After an eleven-month build at the Multiplast yard in Vannes, the Mono60 Edmond de Rothschild hit the water for the first time last Friday 7 August. However, this initial contact with the liquid element was in no way synonymous with the start of sea trials. Indeed, launched without a keel or a mast, the 60-footer fitted out by Baron Benjamin de Rothschild quickly made for nearby Lorient to have these precious elements stepped and undergo a series of tests that are compulsory for any new IMOCA monohull, with the emphasis on checking compliance with the class measurement. Suffice to say that the members of Gitana have had a hectic week.

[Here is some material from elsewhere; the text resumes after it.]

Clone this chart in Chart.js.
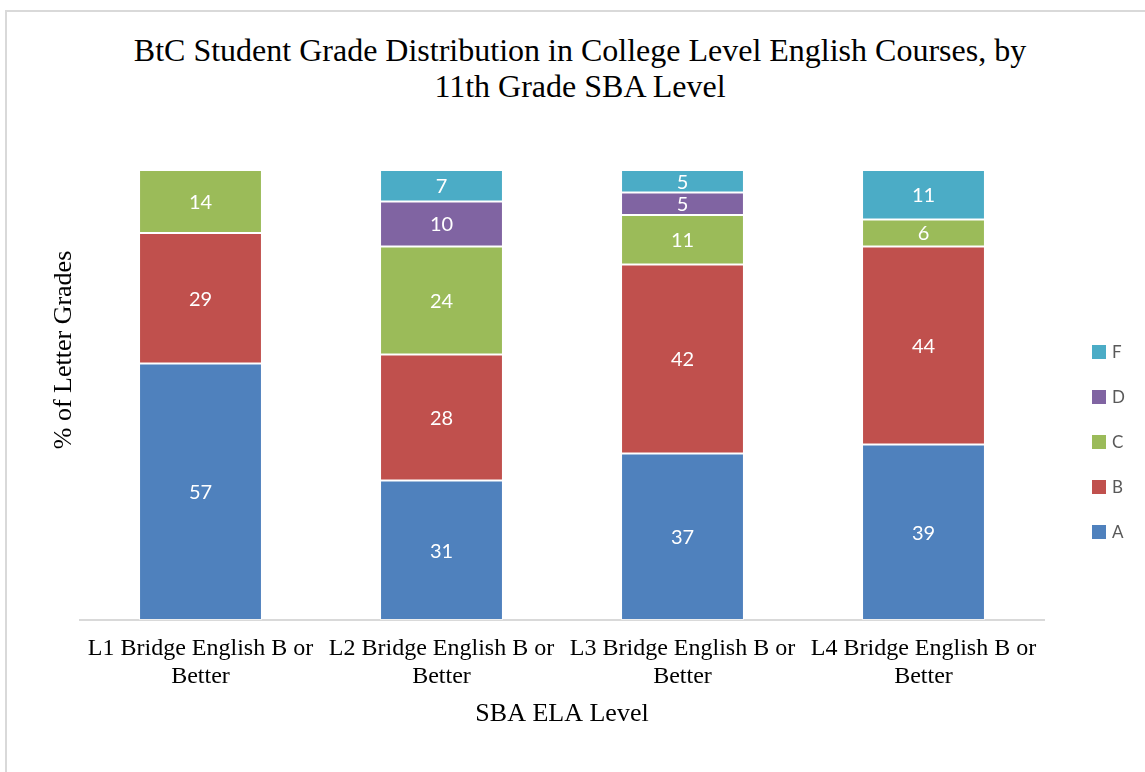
<!DOCTYPE html>
<html>
<head>
<meta charset="utf-8">
<script src="https://cdn.jsdelivr.net/npm/chart.js@4.4.1/dist/chart.umd.min.js"></script>
<style>
    html, body { margin: 0; padding: 0; background: #fff; }
    #wrap { position: relative; width: 1145px; height: 772px; overflow: hidden; }
    #frame {
        position: absolute; left: 5px; top: 10px; width: 1200px; height: 800px;
        border-left: 2px solid #d9d9d9; border-top: 2px solid #d9d9d9;
        box-sizing: border-box;
    }
    #title {
        position: absolute; left: 0; top: 32px; width: 1160px;
        text-align: center; color: #000;
        font: 32px/36px 'Liberation Serif', 'Times New Roman', serif;
    }
    #chart { position: absolute; left: 0; top: 0; }
</style>
</head>
<body>
<div id="wrap">
    <div id="frame"></div>
    <div id="title">BtC Student Grade Distribution in College Level English Courses, by<br>11th Grade SBA Level</div>
    <canvas id="chart" width="1145" height="772"></canvas>
</div>
<script>
// --- Data ---
const categories = [
    ['L1 Bridge English B or', 'Better'],
    ['L2 Bridge English B or', 'Better'],
    ['L3 Bridge English B or', 'Better'],
    ['L4 Bridge English B or', 'Better']
];
const gradeA = [57, 31, 37, 39];
const gradeB = [29, 28, 42, 44];
const gradeC = [14, 24, 11, 6];
const gradeD = [0, 10, 5, 0];
const gradeF = [0, 7, 5, 11];

// --- Styles ---
const serif = "'Liberation Serif', 'Times New Roman', serif";
const sans = "Lato, 'Noto Sans', sans-serif";

// white value labels in the middle of each segment
const segmentLabels = {
    id: 'segmentLabels',
    afterDatasetsDraw(chart) {
        const ctx = chart.ctx;
        ctx.save();
        ctx.fillStyle = '#ffffff';
        ctx.font = '20px ' + sans;
        ctx.textAlign = 'center';
        ctx.textBaseline = 'middle';
        chart.data.datasets.forEach((ds, i) => {
            const meta = chart.getDatasetMeta(i);
            meta.data.forEach((bar, j) => {
                const v = ds.data[j];
                if (!v) return;
                const p = bar.getProps(['x', 'y', 'base'], true);
                ctx.fillText(String(v), p.x, (p.y + p.base) / 2 + 1);
            });
        });
        ctx.restore();
    }
};

// legend on the right (top entry = last dataset) and the rotated y title
const sideBits = {
    id: 'sideBits',
    afterDraw(chart) {
        const ctx = chart.ctx;
        const ds = chart.data.datasets.slice().reverse();
        const boxX = 1092, boxSize = 14, startY = 352, step = 45;
        ctx.save();
        ctx.font = '17px ' + sans;
        ctx.textBaseline = 'middle';
        ctx.textAlign = 'left';
        ds.forEach((d, i) => {
            const cy = startY + i * step;
            ctx.fillStyle = d.backgroundColor;
            ctx.fillRect(boxX, cy - boxSize / 2, boxSize, boxSize);
            ctx.fillStyle = '#595959';
            ctx.fillText(d.label, boxX + boxSize + 6, cy + 1);
        });

        ctx.translate(64, 350);
        ctx.rotate(-Math.PI / 2);
        ctx.font = '26px ' + serif;
        ctx.fillStyle = '#000';
        ctx.textAlign = 'center';
        ctx.fillText('% of Letter Grades', 0, 0);
        ctx.restore();
    }
};

const makeSet = (label, data, color) => ({
    label: label,
    data: data,
    backgroundColor: color,
    borderColor: 'rgba(255,255,255,0.55)',
    borderWidth: 1,
    borderSkipped: false
});

new Chart(document.getElementById('chart'), {
    type: 'bar',
    data: {
        labels: categories,
        datasets: [
            makeSet('A', gradeA, '#4f81bd'),
            makeSet('B', gradeB, '#c0504d'),
            makeSet('C', gradeC, '#9bbb59'),
            makeSet('D', gradeD, '#8064a2'),
            makeSet('F', gradeF, '#4bacc6')
        ]
    },
    options: {
        responsive: false,
        animation: false,
        datasets: { bar: { categoryPercentage: 1, barPercentage: 0.51 } },
        layout: { padding: { left: 40, right: 101, top: 170, bottom: 45 } },
        plugins: {
            legend: { display: false },
            tooltip: { enabled: false },
            title: { display: false }
        },
        scales: {
            x: {
                stacked: true,
                grid: { display: false, drawTicks: false },
                border: { display: true, color: '#d9d9d9', width: 2 },
                ticks: {
                    color: '#000',
                    padding: 15,
                    maxRotation: 0,
                    autoSkip: false,
                    font: { family: serif, size: 24, lineHeight: 1.1667 }
                },
                title: {
                    display: true,
                    text: 'SBA ELA Level',
                    color: '#000',
                    font: { family: serif, size: 26, lineHeight: 1 },
                    padding: { top: -5, bottom: 0 }
                }
            },
            y: {
                stacked: true,
                min: 0,
                max: 100,
                grid: { display: false, drawTicks: false },
                border: { display: false },
                ticks: { display: false },
                title: { display: false },
                afterFit(scale) { scale.width = 40; }
            }
        }
    },
    plugins: [segmentLabels, sideBits]
});
</script>
</body>
</html>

For the past week, Sébastien Josse and the members of Gitana Team have spared no effort. Immediately after her launch last Friday, the Mono60 Edmond de Rothschild was delivered to her port of registry in Lorient so as to have her keel stepped over the weekend. With the imposing 4.5-metre appendage securely in position, the most recent of the Gitana fleet once again sampled the delights of the ocean at noon last Monday. On the programme for the start of the week: 180° righting tests and mast stepping prior to the static tests and the 90° test. Such operations are always tricky (see video above) but they were carried out to perfection by the five-arrow team.
180° and 90° tests
These tests, which are a welcome sight for those strolling around the Keroman submarine base, the majority of whom are both amazed and amused by the freestyling moves that the carbon monster is subjected to, are primarily geared towards safety. As shown by the images taken aboard the Mono60 Edmond de Rothschild on Monday, the 180° righting test is by far the most spectacular of the tests required by the IMOCA measurement. Sébastien Josse gives us the low-down on the principle behind this operation: “With the help of strops, the crane pulls on the bulb to gently rotate the boat through 90 then 180°. Once she is upside down, the boat is relatively stable with her keel vertical. As such, you need to activate the keel from inside the boat and without external assistance to heel her to the left or the right so as the bulb weight acts as a pendulum and enables the boat to right again. This test is compulsory to check that the skipper and the boat are able to right themselves without assistance in the event of a capsize.”
Meantime, the so-called 90° test enables the boat’s true centre of gravity to be determined so as to adjust her power.
Less telegenic than those involving self-righting, the static tests are just as important, as the skipper of Edmond de Rothschild explains: “Alongside, we test all the elements where there is the most stress and check how much strain they can withstand. We exert pressure on the boat to see if all the composite parts can take the load. From the runners which can withstand up to 3 tonnes, to the mainsheet tackle to the hooks…. you have to increase the strain to the theoretical working load and check that the integrity of the structure is intact.”
“As ever, the team has done an outstanding job in the space of a week, which means we can go for our first sail in the next few days,” says Sébastien Josse, who makes no secret of how keen he is to finally familiarise his new steed with the open ocean.